Print the material below exactly as it stands, please, from its first line to the line holding "import seaborn as sns", with no pictures.

_PROVIDED DATA_
# # # #

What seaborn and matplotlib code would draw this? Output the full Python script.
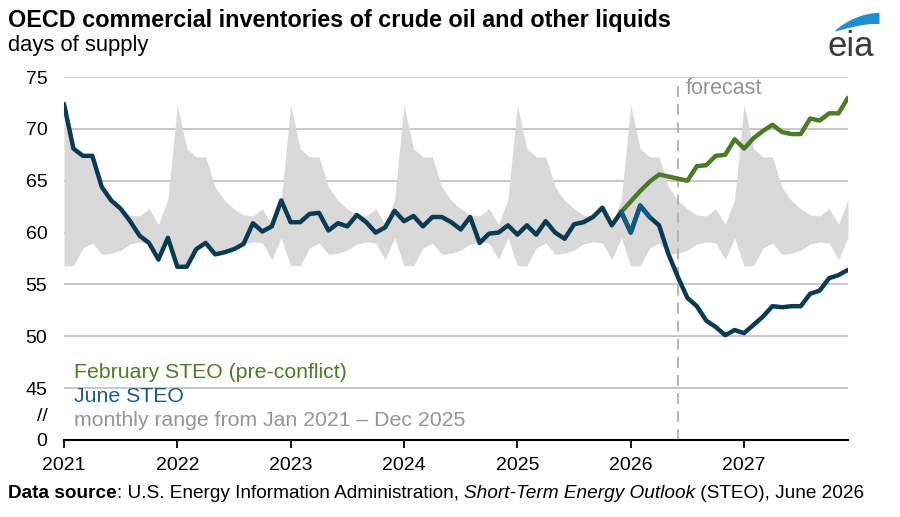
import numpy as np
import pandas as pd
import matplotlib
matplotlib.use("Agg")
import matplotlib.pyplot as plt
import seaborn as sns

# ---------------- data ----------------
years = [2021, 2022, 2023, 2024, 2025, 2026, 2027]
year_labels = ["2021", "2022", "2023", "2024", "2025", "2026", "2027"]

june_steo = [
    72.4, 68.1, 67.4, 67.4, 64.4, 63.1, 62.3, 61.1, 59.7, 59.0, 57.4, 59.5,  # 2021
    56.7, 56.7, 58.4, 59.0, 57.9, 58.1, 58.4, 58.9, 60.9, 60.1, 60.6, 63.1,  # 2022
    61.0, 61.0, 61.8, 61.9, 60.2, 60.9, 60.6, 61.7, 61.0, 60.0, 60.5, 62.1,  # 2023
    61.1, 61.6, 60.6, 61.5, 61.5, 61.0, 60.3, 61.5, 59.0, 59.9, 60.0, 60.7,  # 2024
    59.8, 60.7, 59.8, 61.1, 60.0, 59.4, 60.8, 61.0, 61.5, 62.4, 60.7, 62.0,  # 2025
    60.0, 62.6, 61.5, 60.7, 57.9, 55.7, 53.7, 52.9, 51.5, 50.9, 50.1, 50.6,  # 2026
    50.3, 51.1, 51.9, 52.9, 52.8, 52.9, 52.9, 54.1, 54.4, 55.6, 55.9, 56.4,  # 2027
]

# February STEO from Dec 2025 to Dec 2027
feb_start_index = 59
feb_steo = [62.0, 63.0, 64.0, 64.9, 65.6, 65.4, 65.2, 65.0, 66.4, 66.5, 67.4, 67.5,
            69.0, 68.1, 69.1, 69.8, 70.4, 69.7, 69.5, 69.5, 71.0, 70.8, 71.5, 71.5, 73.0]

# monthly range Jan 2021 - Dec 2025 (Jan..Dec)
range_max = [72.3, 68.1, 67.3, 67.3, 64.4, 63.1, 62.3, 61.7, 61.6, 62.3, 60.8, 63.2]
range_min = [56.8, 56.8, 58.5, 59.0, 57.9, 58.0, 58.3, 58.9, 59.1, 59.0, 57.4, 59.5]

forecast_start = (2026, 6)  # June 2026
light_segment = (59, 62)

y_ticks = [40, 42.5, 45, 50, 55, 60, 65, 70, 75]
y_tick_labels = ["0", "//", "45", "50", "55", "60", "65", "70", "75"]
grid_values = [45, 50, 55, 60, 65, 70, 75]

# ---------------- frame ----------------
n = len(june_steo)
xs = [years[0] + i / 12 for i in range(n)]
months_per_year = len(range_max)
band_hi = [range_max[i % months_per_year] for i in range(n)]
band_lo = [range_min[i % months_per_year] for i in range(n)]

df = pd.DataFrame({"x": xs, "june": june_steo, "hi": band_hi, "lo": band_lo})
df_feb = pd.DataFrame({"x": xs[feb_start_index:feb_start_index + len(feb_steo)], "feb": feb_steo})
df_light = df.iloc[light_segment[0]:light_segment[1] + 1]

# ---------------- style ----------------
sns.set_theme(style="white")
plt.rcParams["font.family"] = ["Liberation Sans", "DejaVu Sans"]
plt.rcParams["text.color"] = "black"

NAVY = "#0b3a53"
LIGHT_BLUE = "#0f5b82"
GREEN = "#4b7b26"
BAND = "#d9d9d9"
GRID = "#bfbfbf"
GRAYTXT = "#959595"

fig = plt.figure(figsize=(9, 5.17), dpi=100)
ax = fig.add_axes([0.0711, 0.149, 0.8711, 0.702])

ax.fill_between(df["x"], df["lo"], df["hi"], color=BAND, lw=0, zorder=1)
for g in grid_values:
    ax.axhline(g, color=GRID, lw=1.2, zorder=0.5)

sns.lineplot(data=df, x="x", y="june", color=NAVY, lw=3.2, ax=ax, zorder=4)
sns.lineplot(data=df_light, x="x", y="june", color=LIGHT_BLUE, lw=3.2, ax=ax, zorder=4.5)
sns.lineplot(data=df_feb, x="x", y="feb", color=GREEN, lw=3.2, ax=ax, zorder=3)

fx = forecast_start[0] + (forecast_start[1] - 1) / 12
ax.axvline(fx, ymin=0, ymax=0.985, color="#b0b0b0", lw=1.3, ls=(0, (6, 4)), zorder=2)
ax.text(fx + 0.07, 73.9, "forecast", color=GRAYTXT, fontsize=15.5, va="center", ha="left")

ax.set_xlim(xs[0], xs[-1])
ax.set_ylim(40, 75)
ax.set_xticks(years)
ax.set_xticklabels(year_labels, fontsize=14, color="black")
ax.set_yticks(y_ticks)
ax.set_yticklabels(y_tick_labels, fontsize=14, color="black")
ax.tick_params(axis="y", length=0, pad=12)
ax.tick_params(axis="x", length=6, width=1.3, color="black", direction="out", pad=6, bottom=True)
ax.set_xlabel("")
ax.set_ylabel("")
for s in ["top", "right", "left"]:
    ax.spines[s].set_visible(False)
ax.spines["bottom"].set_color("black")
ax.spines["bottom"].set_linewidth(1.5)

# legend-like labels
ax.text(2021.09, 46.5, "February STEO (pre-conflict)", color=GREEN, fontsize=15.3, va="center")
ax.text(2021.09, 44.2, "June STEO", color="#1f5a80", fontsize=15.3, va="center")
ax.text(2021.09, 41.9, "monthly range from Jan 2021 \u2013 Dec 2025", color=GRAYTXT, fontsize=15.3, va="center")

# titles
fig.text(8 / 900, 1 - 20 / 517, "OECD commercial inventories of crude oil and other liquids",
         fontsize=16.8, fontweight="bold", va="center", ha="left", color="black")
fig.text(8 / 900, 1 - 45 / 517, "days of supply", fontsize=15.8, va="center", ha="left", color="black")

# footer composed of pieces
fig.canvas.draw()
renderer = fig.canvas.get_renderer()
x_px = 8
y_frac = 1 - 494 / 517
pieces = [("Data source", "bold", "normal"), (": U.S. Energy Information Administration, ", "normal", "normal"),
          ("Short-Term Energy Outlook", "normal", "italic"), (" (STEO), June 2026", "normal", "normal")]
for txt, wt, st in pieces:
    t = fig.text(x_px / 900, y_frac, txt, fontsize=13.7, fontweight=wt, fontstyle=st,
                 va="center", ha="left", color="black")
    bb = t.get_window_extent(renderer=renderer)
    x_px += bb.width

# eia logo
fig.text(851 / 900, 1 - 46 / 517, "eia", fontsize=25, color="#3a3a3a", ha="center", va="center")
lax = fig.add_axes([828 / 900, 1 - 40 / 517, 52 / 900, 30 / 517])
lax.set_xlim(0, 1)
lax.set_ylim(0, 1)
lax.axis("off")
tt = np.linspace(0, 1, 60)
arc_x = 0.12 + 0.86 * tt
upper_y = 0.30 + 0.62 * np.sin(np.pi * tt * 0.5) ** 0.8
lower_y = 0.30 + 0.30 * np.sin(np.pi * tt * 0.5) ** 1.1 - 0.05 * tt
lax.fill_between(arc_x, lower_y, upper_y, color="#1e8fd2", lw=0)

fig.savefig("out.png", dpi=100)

# # # #

_EXERCISE SOLUTION_
What seaborn and matplotlib code would draw this? Output the full Python script.
import numpy as np
import pandas as pd
import matplotlib
matplotlib.use("Agg")
import matplotlib.pyplot as plt
import seaborn as sns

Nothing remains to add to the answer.